Earlier in the same day, Foreign Minister Cavusoglu signaled his support for US military escalation against Syria. He said last week’s attack on Syria would only be “cosmetic,” unless it was followed by more attacks. “If this remains limited to just one air base, if this regime can’t be removed from Syria, it will remain a merely cosmetic intervention,” he said. He reiterated Ankara’s insistence on carving out “safe zones” inside Syria and the “need to implement a transitional government in Syria as soon as possible.”
Ankara’s reckless and warmongering attitude on Syria was perhaps best expressed by Turkish Deputy Prime Minister Numan Kurtulmus just after the US missile attack: he described it as “significant and meaningful,” and stated, “we do not only want to hear words, but we want to see action.”
Continued military action by the NATO powers against Syria threatens to escalate into all-out war with Russia and Iran, however. Russia, supposedly Turkey’s main partner in the Astana talks, has strongly condemned the strike against the Shayrat air base as a US “act of aggression.” The Russian Foreign Ministry has stated that Moscow will take “a range of measures to protect key Syrian infrastructure and reinforce and improve the effectiveness of the Syrian armed forces’ air defence.”
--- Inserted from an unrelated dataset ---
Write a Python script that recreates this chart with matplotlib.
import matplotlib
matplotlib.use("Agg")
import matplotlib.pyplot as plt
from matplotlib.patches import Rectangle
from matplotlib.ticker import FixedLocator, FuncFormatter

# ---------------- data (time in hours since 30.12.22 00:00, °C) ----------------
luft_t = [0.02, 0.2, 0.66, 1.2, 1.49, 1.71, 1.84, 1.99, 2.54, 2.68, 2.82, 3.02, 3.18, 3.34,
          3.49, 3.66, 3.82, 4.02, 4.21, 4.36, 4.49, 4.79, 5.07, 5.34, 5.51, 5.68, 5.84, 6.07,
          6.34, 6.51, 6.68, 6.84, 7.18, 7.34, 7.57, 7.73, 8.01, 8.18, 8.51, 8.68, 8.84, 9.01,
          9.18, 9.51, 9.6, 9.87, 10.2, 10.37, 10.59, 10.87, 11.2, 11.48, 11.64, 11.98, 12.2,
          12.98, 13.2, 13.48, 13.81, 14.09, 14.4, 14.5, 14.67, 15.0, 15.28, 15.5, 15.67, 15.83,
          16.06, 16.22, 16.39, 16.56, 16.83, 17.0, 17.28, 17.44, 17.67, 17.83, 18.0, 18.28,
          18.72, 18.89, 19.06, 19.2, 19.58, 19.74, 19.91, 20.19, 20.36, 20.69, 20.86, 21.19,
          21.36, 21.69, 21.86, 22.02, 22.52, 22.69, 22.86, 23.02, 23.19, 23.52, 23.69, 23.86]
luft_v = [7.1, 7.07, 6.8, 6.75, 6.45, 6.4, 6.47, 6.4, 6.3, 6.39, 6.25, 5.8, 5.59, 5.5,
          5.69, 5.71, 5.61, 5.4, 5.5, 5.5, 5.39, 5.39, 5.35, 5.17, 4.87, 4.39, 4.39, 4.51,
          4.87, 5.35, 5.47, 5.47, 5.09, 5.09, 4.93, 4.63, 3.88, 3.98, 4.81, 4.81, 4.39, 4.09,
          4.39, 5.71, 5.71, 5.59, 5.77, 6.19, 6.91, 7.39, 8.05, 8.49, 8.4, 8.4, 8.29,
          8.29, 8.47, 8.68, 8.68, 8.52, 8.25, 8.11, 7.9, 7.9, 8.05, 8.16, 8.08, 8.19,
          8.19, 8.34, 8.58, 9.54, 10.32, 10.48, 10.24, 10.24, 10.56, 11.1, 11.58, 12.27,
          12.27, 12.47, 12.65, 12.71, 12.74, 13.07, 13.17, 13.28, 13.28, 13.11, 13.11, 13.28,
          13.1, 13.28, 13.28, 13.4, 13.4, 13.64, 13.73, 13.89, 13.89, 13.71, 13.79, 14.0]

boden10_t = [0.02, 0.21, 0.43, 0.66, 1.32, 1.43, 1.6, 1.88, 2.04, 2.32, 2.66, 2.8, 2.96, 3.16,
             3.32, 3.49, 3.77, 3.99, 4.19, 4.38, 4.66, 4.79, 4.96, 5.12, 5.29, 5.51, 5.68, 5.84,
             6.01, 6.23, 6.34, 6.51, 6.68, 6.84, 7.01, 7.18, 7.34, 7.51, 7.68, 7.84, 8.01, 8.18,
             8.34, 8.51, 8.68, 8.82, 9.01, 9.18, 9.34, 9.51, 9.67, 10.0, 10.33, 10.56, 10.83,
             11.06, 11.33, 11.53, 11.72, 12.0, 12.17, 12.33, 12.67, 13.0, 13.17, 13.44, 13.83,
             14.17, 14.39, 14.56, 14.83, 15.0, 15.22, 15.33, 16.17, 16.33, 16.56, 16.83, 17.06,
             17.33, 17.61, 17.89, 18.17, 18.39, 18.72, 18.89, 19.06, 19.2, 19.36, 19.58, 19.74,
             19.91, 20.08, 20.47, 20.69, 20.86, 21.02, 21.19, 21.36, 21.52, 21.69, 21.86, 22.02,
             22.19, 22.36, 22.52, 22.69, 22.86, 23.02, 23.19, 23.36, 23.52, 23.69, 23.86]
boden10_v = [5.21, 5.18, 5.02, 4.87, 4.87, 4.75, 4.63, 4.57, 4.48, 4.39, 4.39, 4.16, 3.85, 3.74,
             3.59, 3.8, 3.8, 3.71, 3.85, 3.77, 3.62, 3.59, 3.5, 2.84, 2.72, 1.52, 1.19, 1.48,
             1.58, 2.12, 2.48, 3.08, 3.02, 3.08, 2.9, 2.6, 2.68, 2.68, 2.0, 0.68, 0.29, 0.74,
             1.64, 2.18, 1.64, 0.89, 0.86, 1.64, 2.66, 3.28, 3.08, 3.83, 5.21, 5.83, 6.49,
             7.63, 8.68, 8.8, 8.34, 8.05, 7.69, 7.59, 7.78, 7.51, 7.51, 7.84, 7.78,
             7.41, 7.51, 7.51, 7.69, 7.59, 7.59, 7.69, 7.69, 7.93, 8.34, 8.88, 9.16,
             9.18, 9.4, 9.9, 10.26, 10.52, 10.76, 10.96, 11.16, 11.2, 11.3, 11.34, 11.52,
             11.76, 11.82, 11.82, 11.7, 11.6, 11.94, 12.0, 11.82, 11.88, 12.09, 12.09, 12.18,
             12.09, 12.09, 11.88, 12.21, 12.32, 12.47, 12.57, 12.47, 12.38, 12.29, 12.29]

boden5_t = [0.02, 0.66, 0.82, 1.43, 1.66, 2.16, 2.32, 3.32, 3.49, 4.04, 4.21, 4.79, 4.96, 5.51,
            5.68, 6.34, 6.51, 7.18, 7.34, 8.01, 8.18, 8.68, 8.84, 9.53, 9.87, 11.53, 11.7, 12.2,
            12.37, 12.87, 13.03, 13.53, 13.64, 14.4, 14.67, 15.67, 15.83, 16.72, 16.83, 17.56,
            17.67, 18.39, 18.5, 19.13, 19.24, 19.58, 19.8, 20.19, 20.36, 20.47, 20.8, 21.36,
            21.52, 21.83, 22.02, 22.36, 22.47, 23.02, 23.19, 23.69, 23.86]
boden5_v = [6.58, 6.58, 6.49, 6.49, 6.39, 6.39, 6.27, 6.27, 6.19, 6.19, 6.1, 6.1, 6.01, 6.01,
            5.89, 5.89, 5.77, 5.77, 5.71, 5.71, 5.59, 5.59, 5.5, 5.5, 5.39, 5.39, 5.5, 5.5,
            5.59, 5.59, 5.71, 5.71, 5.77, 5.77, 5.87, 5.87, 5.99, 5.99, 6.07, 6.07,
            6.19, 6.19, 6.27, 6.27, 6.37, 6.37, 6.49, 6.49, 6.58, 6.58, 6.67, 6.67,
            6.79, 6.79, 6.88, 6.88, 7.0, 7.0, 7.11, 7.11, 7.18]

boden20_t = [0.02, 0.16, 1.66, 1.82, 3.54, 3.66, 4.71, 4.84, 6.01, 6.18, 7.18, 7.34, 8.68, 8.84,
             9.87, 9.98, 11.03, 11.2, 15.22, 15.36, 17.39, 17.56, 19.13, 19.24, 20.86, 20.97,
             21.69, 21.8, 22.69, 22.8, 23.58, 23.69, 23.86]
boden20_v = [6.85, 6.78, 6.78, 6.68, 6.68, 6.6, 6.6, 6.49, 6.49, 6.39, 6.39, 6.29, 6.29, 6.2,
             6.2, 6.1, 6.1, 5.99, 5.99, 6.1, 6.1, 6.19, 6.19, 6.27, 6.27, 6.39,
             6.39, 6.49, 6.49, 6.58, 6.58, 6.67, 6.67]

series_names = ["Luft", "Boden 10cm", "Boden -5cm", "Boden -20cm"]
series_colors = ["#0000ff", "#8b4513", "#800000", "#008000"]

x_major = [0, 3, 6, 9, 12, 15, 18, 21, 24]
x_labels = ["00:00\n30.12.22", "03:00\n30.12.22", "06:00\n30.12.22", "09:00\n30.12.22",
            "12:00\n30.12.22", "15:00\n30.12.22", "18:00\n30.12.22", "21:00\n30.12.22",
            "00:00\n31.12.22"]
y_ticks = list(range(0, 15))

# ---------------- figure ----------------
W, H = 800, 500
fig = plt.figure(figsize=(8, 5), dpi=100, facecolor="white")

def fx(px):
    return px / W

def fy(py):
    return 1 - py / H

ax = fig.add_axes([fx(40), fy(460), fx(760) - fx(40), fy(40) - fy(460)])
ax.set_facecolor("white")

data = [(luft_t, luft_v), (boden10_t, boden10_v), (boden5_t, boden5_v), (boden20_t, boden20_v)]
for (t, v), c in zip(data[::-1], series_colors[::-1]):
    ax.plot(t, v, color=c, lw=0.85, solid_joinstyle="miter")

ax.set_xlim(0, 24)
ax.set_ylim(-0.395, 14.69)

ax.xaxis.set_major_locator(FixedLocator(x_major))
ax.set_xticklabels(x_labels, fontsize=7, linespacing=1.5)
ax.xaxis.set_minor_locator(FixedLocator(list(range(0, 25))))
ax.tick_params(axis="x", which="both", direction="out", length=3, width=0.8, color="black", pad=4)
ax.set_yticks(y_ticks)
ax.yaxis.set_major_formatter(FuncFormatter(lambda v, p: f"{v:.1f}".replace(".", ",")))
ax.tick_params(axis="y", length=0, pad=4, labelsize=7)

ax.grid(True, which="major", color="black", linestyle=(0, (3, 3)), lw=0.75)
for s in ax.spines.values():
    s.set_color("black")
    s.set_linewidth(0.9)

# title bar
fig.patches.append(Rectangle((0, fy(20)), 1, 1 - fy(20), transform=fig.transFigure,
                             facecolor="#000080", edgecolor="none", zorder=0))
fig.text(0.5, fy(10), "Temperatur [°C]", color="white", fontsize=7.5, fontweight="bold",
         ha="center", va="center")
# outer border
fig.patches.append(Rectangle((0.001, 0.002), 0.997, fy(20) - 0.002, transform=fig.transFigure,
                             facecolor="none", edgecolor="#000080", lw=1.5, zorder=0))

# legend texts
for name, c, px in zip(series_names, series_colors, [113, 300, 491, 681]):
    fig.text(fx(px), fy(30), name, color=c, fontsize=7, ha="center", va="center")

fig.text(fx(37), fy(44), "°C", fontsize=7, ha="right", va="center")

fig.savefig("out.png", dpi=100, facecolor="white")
Turkey’s economically and strategically critical relations with Russia are again threatened with complete collapse. Before Ankara moved to build bridges with Russia last June, the two countries came to the verge of war in November 2015, when the Turkish air force downed a Russian plane that had allegedly violated Turkish airspace. Moscow called the Turkish government an “accomplice of terrorists” and imposed economic sanctions on Turkey, depriving the Turkish economy of an estimated $10 billion.
Last July 15, when US-backed sections of Turkish military attempted to topple Erdogan in a coup, Putin was the first major world leader to call and offer his sympathies to the Turkish president. In August, Erdogan travelled to Russia for a St. Petersburg summit, where he met with Putin and discussed how to improve economic and military ties. Despite ongoing differences over the future of the Syrian regime, Ankara and Moscow initiated the Astana talks to organize a cessation of hostilities in Syria.
Now, the US missile attack on Syria—a harbinger of more and broader military action to come—is throwing this collaboration into doubt, as Erdogan turns towards Washington and its preparations for war with Syria and, ultimately, Russia.
The US bombing came as Turkey’s own military intervention in Syria is in deep crisis. Turkish forces are still occupying a swath of territory all the way to Al Bab. On March 29, a day before US Secretary of State Rex Tillerson’s visit, Ankara announced that Operation Euphrates Shield had been “accomplished.”
Ankara launched its “Operation Euphrates Shield” last August to fight the Islamic State (IS) and, above all, to push the YPG-dominated Syrian Democratic Forces (SDF), the main proxy force of the US imperialism in Syria, back to the eastern bank of the Euphrates River. Just a month ago, after the capture of Al Bab from IS, Ankara stated that its offensive would continue to the SDF-held town of Manbij, and then to the IS stronghold, Raqqa. Ultimately, however, the Turkish army only managed to seize a narrow strip of Syrian territory and capture Al Bab at the cost of high casualties.
Adding to Ankara’s troubles, both Moscow and Washington have signaled in recent months that they will back and work with Kurdish nationalists in Syria. Russia has deployed military personnel to Afrin, the largely Kurdish-populated northwestern area of Syria and part of the YPG-controlled de facto autonomous region of Rojava, while the US Army is protecting Manbij with hundreds of Special Forces troops.
Operation Euphrates Shield’s objectives have not been accomplished, and the Turkish regime appears to be recklessly hoping to improve its military posture through a major US military escalation. Ankara is also discussing an escalation of its own military intervention into Iraq.
The Turkish president stated last week that the next stage of Operation Euphrates Shield would include northern Iraq. In an April 4 televised interview, Erdogan said, “There are the Tal Afar and Sinjar situations [in Iraq]. We also have kin in Mosul.” Such a military adventure in Iraq threatens to ignite a military conflict with Iraq and Iran, while escalating the simmering civil war between the Turkish army and the PKK within Turkey.
The Turkish government’s warmongering meets with no real opposition inside the Turkish bourgeois establishment, however. Last October, the opposition Republican People’s Party (CHP) voted for a resolution in the Turkish parliament that extended the government’s authority to launch cross-border operations for a year.
The pro-Kurdish Peoples’ Democratic Party (HDP), for its part, objected to Turkish military operations in Syria and Iraq, but only on the grounds that they target Kurdish nationalists; they enthusiastically welcomed the US-led regime-change operations in Syria.